╭─ DATA SHOWN
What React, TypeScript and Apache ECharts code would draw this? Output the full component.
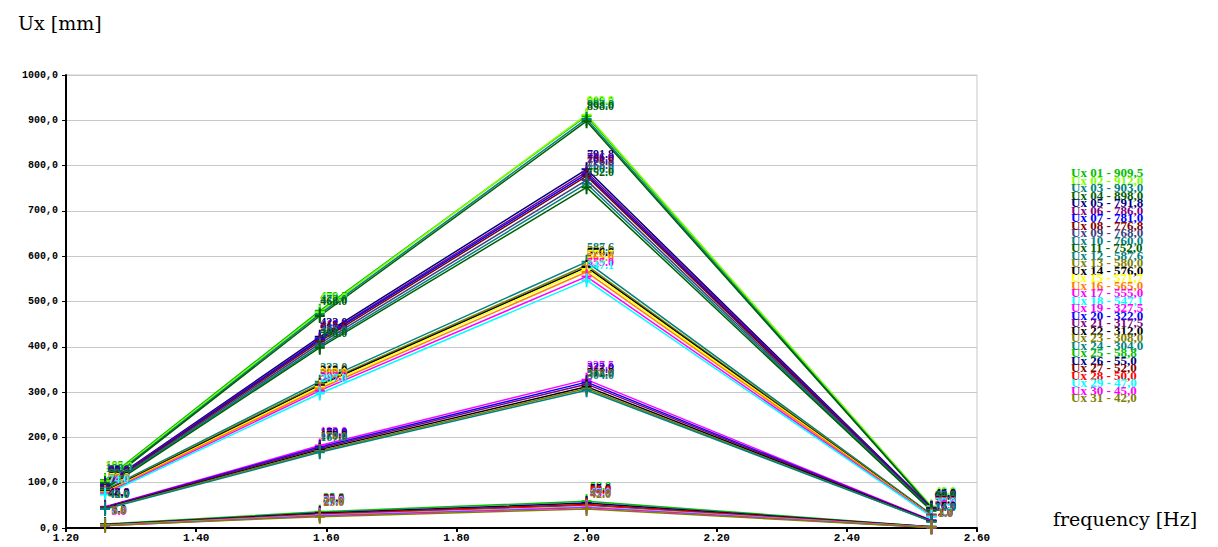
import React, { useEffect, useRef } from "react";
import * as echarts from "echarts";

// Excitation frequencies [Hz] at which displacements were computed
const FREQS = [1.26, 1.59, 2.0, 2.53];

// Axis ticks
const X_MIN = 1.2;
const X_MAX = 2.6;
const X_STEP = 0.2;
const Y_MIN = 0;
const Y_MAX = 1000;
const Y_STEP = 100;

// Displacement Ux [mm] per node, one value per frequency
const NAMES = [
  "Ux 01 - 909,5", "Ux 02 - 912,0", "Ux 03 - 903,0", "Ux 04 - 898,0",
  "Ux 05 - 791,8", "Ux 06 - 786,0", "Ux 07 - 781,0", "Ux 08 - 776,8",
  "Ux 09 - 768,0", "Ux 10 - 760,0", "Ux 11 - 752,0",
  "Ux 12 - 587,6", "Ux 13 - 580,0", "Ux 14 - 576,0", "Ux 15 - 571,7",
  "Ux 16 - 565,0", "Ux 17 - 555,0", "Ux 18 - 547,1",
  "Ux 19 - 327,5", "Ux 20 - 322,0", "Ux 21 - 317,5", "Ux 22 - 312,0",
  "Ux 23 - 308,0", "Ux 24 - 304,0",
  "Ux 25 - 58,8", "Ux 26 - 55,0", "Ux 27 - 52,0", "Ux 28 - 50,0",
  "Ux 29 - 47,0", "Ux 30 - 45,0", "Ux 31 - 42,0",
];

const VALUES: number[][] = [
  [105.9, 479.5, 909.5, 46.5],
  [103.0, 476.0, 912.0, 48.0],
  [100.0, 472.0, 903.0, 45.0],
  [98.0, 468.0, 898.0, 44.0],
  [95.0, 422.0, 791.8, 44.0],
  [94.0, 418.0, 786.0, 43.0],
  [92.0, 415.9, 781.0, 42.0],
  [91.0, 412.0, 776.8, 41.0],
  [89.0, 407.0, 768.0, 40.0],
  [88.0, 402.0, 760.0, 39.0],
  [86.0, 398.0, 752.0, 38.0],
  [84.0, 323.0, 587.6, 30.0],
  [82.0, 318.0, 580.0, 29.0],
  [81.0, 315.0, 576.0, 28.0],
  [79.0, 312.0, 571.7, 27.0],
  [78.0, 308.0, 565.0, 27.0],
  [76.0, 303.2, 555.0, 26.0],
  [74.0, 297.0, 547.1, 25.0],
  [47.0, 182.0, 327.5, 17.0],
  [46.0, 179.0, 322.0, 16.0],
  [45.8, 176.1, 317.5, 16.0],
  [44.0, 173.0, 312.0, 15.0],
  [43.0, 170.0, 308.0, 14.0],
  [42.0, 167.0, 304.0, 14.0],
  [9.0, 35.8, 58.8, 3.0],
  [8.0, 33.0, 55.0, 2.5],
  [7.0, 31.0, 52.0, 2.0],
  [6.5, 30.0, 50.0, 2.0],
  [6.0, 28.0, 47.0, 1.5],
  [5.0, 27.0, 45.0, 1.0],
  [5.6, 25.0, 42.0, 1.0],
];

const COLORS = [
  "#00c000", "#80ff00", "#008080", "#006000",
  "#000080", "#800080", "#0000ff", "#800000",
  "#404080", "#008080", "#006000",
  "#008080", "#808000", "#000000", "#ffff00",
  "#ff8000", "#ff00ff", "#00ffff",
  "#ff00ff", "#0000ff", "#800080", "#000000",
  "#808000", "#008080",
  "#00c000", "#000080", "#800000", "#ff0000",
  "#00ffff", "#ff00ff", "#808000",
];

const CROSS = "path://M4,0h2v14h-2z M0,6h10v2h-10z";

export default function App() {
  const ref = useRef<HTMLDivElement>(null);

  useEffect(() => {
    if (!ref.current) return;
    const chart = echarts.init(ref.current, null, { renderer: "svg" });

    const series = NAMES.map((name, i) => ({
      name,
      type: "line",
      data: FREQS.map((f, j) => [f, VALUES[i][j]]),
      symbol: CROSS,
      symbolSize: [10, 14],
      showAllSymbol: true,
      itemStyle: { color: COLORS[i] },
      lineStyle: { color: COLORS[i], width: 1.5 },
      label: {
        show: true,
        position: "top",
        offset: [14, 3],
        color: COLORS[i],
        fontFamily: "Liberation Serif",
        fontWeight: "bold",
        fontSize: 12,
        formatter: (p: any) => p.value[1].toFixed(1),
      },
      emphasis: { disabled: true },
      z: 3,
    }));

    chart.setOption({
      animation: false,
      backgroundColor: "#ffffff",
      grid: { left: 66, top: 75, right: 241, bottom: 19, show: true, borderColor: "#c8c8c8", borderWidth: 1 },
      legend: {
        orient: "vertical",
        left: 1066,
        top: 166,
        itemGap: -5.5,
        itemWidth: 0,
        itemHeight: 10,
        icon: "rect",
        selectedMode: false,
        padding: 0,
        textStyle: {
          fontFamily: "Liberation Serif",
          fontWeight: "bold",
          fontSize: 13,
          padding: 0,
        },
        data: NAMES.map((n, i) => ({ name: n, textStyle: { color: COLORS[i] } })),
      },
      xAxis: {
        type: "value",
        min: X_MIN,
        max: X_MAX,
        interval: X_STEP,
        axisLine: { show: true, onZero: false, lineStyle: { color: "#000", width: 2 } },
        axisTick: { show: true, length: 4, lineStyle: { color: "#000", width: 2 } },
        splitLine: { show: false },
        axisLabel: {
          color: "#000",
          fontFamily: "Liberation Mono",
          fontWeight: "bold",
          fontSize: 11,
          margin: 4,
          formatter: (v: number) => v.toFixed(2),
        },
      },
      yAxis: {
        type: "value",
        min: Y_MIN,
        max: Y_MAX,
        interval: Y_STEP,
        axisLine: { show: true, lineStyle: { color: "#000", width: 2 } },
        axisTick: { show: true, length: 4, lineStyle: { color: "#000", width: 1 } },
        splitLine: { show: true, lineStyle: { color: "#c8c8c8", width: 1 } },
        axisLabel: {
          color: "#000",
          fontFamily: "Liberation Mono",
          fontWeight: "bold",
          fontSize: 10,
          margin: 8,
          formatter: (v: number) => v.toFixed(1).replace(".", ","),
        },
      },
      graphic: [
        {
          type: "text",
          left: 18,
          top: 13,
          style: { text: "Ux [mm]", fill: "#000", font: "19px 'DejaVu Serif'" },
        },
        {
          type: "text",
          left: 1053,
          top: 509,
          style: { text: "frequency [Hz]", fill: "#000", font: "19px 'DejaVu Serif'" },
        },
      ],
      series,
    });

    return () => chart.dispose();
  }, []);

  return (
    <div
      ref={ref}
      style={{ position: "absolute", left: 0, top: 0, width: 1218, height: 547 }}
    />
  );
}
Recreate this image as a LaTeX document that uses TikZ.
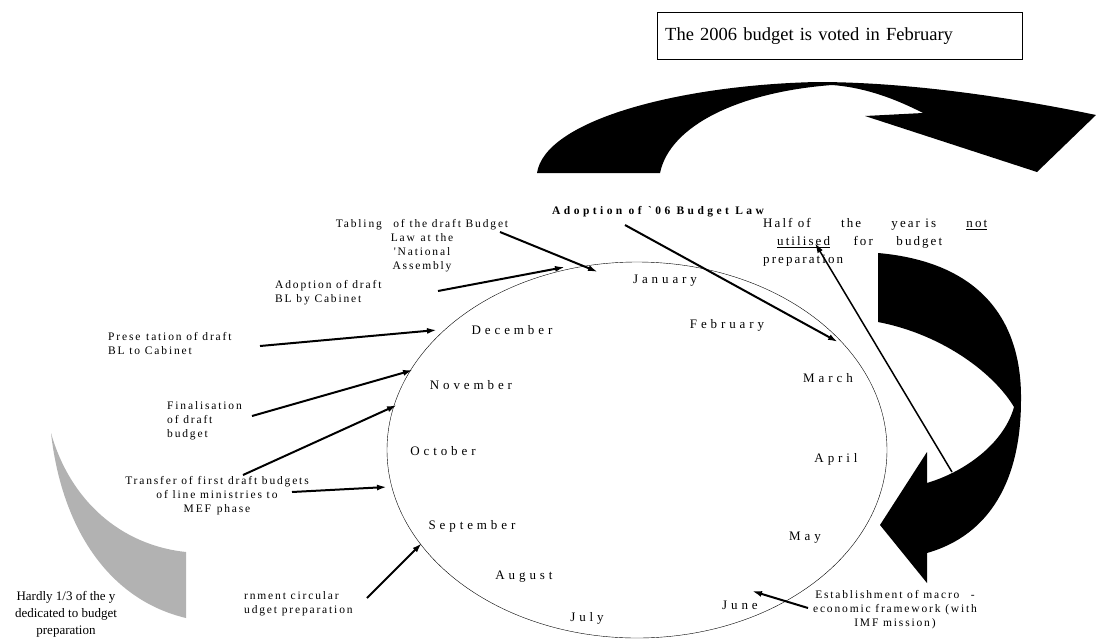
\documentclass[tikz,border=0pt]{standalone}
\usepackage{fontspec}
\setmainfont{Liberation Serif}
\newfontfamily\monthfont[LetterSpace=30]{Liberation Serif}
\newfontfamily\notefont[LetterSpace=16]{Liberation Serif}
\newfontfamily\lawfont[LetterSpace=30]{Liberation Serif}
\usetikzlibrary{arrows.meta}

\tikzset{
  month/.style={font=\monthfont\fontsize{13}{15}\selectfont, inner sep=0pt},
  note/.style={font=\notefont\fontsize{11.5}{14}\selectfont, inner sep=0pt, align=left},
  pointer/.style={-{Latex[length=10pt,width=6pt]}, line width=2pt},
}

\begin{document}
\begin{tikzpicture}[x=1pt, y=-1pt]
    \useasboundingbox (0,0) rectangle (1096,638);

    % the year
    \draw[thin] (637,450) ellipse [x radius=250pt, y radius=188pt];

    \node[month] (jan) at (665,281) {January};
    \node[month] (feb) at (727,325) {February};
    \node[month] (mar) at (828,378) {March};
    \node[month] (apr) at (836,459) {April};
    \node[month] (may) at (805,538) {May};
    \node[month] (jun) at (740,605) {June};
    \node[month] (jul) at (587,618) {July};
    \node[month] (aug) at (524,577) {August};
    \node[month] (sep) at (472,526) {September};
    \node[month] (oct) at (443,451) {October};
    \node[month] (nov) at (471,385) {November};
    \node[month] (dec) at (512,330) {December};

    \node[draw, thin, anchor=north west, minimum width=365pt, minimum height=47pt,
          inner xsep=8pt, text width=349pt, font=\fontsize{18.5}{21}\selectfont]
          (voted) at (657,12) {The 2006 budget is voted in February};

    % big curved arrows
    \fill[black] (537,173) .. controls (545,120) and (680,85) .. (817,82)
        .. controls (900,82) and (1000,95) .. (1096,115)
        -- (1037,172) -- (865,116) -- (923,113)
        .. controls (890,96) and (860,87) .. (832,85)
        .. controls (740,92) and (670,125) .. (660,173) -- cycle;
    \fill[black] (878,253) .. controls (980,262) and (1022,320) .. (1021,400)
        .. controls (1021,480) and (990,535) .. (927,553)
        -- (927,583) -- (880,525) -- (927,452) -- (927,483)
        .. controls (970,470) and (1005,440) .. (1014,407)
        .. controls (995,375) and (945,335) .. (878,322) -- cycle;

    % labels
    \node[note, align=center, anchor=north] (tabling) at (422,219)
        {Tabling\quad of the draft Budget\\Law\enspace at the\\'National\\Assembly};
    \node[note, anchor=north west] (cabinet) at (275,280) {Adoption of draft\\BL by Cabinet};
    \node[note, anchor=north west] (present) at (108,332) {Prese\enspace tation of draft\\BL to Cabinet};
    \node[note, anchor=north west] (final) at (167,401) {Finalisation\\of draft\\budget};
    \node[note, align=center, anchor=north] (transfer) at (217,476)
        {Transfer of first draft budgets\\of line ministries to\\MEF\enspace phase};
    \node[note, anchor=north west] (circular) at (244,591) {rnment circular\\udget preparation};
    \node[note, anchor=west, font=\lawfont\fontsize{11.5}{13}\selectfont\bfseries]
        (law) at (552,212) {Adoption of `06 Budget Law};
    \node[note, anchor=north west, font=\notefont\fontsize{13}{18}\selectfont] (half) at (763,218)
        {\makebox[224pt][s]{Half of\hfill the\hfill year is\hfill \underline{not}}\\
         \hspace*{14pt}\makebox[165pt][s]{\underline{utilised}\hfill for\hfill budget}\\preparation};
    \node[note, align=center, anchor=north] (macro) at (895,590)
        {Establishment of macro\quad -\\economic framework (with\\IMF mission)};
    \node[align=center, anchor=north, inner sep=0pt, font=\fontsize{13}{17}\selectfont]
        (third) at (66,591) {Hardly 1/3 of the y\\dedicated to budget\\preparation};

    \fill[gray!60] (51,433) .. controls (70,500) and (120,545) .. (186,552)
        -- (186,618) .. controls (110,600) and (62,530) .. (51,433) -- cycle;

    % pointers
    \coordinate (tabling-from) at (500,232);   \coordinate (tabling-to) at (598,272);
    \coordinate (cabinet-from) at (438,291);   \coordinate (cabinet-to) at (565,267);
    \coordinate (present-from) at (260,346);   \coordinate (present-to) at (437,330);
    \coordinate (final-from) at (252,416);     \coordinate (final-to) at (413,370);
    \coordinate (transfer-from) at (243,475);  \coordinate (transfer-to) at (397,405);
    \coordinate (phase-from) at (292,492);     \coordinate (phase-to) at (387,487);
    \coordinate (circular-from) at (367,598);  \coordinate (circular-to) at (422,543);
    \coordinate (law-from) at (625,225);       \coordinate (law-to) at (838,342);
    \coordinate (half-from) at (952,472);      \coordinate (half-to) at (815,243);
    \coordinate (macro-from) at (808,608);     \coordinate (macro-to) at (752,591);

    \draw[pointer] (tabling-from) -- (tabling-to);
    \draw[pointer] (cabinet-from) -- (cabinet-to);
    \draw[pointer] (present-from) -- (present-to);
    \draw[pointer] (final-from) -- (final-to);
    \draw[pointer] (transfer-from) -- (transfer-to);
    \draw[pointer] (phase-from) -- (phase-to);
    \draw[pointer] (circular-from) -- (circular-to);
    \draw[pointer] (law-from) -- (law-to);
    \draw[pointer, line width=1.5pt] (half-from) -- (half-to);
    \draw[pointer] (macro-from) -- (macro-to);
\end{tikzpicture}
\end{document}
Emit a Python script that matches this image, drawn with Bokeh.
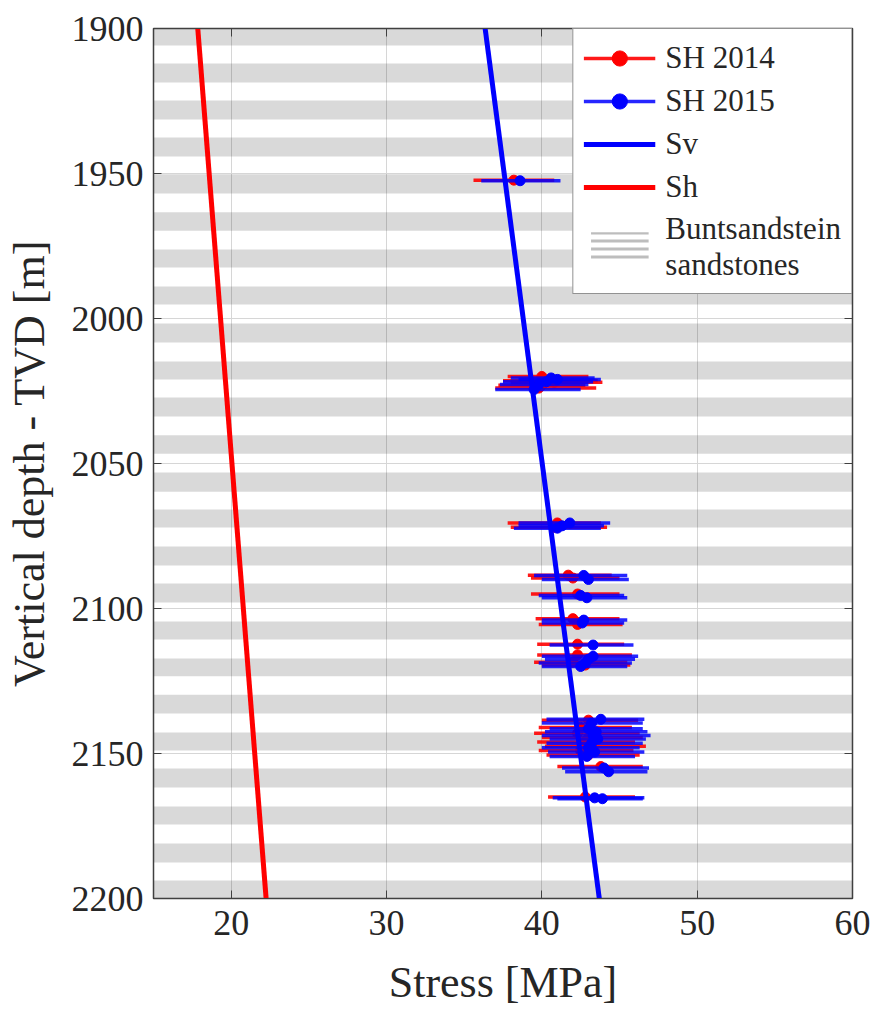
╰─
PROMPT - Exactly reproduce the run of lines from the start of the listing through the line with "const FREQS = [1.26, 1.59, 2.0, 2.53];", inclusive; pictures are not copied.

RESULT -
What React, TypeScript and Apache ECharts code would draw this? Output the full component.
import React, { useEffect, useRef } from "react";
import * as echarts from "echarts";

// Excitation frequencies [Hz] at which displacements were computed
const FREQS = [1.26, 1.59, 2.0, 2.53];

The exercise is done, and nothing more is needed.